In Ottawa his presence was felt more often than seen, and often where it was felt it left bruises or worse. Liberals were terrified of him. He was like the bogeyman mothers frighten their children with: be good or M. Pelletier will call… which was weird because in person he was unfailingly cordial. He did his enforcing behind closed doors, and yes, there too he was effective and unapologetic.

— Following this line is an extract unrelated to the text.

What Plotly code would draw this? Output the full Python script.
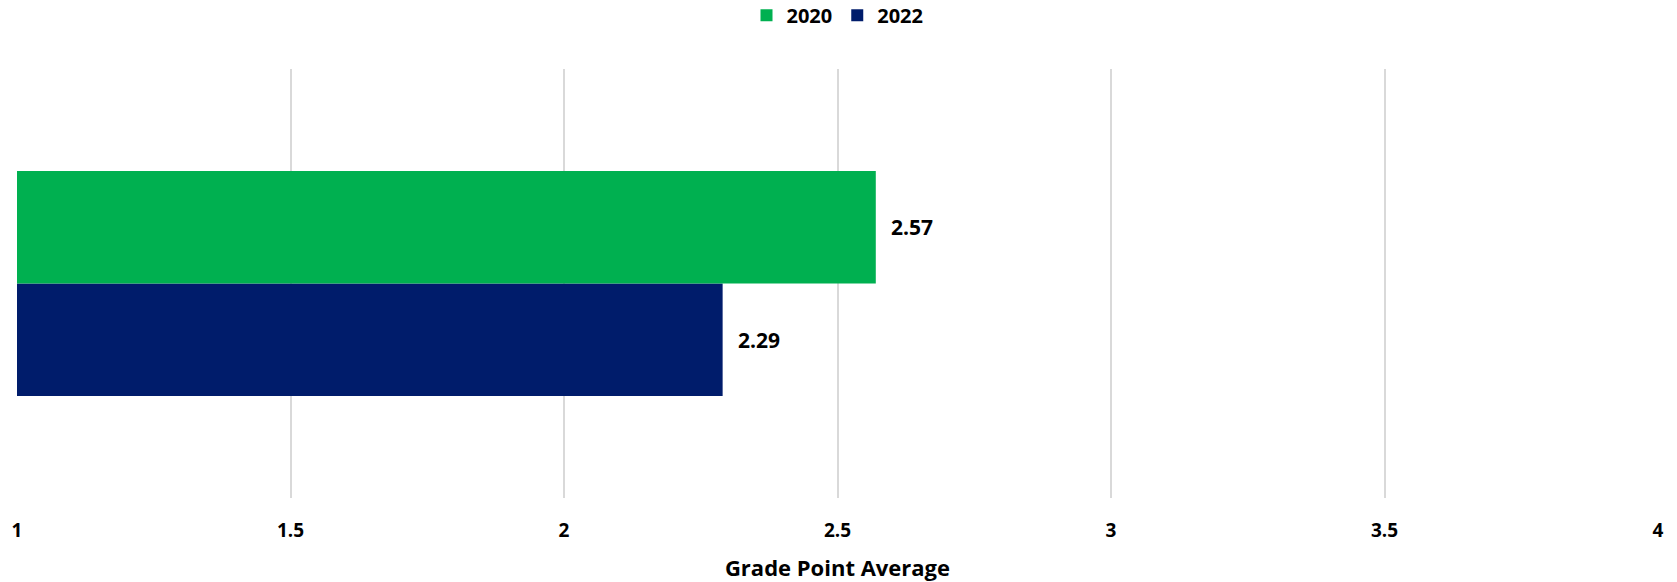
import plotly.graph_objects as go

# Grade point average by year
category = ["GPA"]
years = ["2020", "2022"]
gpa_2020 = [2.57]
gpa_2022 = [2.29]
x_ticks = [1, 1.5, 2, 2.5, 3, 3.5, 4]
x_tick_labels = ["1", "1.5", "2", "2.5", "3", "3.5", "4"]

colors = {"2020": "#00B050", "2022": "#001C6B"}
font_family = "'Open Sans', sans-serif"

fig = go.Figure()
# horizontal grouped bars stack upward, so the later year goes first
for year, vals in [("2022", gpa_2022), ("2020", gpa_2020)]:
    fig.add_trace(go.Bar(
        y=category, x=vals, orientation="h", name=year,
        marker=dict(color=colors[year], line=dict(width=0)),
        legendrank=1 if year == "2020" else 2,
        offsetgroup=year,
    ))

# value labels to the right of each bar
bar_offsets = {"2020": 0.131, "2022": -0.131}
for year, vals in [("2020", gpa_2020), ("2022", gpa_2022)]:
    for c, v in zip(category, vals):
        fig.add_annotation(
            x=v, y=bar_offsets[year], xref="x", yref="y",
            text=f"<b>{v:.2f}</b>", showarrow=False,
            xanchor="left", yanchor="middle", xshift=13,
            font=dict(size=21, color="#000000", family=font_family),
        )

fig.update_layout(
    width=1677, height=582,
    margin=dict(l=17, r=19, t=69, b=84),
    plot_bgcolor="#FFFFFF", paper_bgcolor="#FFFFFF",
    barmode="group", bargap=0.475, bargroupgap=0,
    font=dict(family=font_family, color="#000000"),
    showlegend=True,
    legend=dict(
        orientation="h", x=0.5, xanchor="center",
        yref="container", y=0.974, yanchor="middle",
        font=dict(size=20, family=font_family, color="#000000", weight="bold"),
        itemwidth=30, tracegroupgap=0,
    ),
    xaxis=dict(
        range=[1, 4], tickvals=x_ticks, ticktext=[f"<b>{t}</b>" for t in x_tick_labels],
        showgrid=True, gridcolor="#D9D9D9", gridwidth=2,
        zeroline=False, showline=False, ticks="",
        ticklabelstandoff=19, automargin=False,
        tickfont=dict(size=19, family=font_family, color="#000000"),
        title=dict(text="<b>Grade Point Average</b>", standoff=18,
                   font=dict(size=22, family=font_family, color="#000000")),
    ),
    yaxis=dict(
        range=[-0.5, 0.5], showticklabels=False, showgrid=False,
        zeroline=False, showline=False, ticks="", type="category",
        automargin=False,
    ),
)

fig.write_html("out.html")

I had precisely one long conversation with him. In office he politely declined my few requests for meetings. When he left Chrétien’s PMO I left him alone. He showed up for the Quebec City debate of Liberal leadership candidates in the summer of 2006, gave me a business card (JEAN PELLETIER and a phone number; it was like George Burns’s card in Oh, God!), protested that he had an interest in Paul Martin’s succession but no preferred candidate, and eight months later I called the number and we had lunch in Old Quebec.

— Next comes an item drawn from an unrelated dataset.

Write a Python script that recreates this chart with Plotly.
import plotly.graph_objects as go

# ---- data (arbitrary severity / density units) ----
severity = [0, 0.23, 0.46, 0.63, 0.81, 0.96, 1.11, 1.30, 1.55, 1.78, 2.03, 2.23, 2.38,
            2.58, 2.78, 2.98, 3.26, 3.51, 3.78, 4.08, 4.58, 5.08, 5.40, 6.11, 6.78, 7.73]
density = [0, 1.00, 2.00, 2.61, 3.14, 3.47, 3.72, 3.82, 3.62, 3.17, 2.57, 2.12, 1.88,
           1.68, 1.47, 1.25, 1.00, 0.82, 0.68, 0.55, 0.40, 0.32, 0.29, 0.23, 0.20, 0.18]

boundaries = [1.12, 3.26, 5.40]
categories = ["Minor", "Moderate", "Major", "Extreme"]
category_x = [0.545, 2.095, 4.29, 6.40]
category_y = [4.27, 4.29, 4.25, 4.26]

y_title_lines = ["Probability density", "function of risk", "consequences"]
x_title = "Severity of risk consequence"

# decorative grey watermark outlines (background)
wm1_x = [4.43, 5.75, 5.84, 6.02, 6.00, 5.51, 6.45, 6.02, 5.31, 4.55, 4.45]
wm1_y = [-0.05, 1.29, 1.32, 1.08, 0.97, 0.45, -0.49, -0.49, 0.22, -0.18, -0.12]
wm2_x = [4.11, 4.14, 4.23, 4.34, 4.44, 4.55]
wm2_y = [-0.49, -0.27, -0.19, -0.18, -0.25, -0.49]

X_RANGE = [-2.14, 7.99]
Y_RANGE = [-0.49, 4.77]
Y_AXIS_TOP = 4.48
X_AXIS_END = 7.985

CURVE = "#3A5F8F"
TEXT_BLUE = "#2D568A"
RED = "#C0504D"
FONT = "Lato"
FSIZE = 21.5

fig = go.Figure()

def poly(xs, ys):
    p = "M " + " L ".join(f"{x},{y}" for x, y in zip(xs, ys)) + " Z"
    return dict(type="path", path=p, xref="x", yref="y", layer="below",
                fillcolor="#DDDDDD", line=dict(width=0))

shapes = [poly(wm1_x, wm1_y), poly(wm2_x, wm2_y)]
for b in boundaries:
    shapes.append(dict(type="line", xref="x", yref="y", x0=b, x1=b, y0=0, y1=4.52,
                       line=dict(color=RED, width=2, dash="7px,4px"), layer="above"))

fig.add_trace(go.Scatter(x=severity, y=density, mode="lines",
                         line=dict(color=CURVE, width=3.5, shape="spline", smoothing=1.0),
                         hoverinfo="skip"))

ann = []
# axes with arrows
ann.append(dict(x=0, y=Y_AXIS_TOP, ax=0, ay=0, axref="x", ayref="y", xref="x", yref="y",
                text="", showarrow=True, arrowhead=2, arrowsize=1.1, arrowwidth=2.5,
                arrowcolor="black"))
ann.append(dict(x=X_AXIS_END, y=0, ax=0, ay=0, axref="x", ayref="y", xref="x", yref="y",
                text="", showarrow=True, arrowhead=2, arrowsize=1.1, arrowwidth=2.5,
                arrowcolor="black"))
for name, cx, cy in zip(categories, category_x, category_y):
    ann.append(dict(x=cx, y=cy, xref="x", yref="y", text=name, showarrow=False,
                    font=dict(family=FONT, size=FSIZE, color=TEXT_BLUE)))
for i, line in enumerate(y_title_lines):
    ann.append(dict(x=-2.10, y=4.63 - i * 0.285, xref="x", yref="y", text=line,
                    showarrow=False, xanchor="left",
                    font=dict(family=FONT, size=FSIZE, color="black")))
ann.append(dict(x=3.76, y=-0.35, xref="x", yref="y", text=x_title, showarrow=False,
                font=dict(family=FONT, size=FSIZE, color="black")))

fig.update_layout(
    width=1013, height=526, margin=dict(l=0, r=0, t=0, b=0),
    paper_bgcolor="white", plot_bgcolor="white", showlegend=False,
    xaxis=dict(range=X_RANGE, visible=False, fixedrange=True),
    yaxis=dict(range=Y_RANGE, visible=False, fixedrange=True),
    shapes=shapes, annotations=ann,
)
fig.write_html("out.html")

You should have seen the deference the wait staff showed him, and it made sense because City Hall was a block away and because Pelletier obviously loved to eat well. We discussed the emerging weaknesses in Stéphane Dion’s leadership. I listened, missing most of the references, while he tried to bring me up on Quebec City politics, which he followed from a distance but with evident fascination. He said the assorted lawsuits he had brought to protest his dismissal from Via Rail were ransacking his personal finances, even his, and he knew he had lived a life more fortunate than most. He mentioned that the Monday after the secret Regal Constellation meeting and the Liberal convention of 2000, Jean Chrétien showed up at Senior Staff breathing fire and carrying a list, on paper, with many familiar names, of Paul Martin associates he wanted dismissed before lunch. Pelletier told the boss to wait until Wednesday and, if he still felt the same way, Pelletier would sack Paul Martin’s entire life-support system. Chrétien slept on it twice, came in on Wednesday and said nothing, which is why the people who ended the career of a three-majority prime minister two summers later were able to do much of that work on the taxpayer dime. Life can be funny.

Every Liberal in Ottawa called him Monsieur Pelletier, whether he was in the room or not. Obviously partisanship is part of that, but the capital is full of powerful people in every party who are casually badmouthed behind their backs by their own partisans from dawn to last call. Not Jean Pelletier. I don’t know any other way to command that kind of respect than to earn it.